Over the past eight years, Rydberg worked with more than 100 teens and developed a unique curriculum that is part summer camp, part field trip and a good dose of simply digging in the dirt. For example, students designed and built a rain garden for the Aldo Leopold Center—and, in the process, learned real-life lessons about geometry, physics and earth sciences.

“They learn how to feel comfortable working through challenges,” Rydberg sums up, somewhat understating the massive impact that her unique approach has had, transforming failing students into eager pupils and disaffected teens into engaged citizens.

But Rydberg’s success also has pushed her career into new frontiers and this past summer, her life took a major left turn: She accepted a position with Wisconsin Department of Public Instruction, and moved from the outdoor schoolroom into a standard-issued cubicle. “I’m still getting comfortable wearing dress shoes instead of work boots every day,” she jokes, looking around her six foot-by-six foot space.

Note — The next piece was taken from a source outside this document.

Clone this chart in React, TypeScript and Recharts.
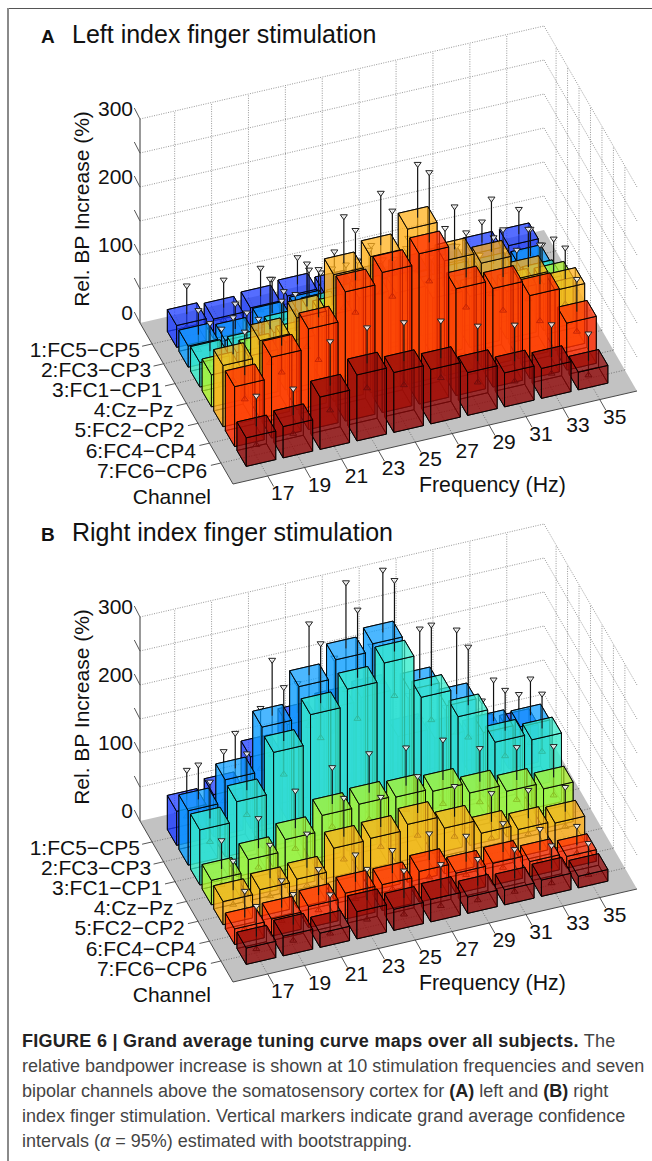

“This was the hardest decision of my life,” she says, adding that it was keenly difficult to tell her students that she was leaving the charter school. When Rydberg finally decided to tell the students, the group—nearly 20 students—were camping at the Apostle Islands. “They were lots of tears,” she says, laughing softly. “Mostly mine.”
“But the moment that I was okay with it,” she explains, “was when one of the students said, ‘if you’re going to help more kids have what we have, then we’re okay with you going.’”

It was especially a rewarding send-off, Rydberg concludes, because that selflessness—“thinking beyond one’s self,” in her words—is the crux of environmental thinking.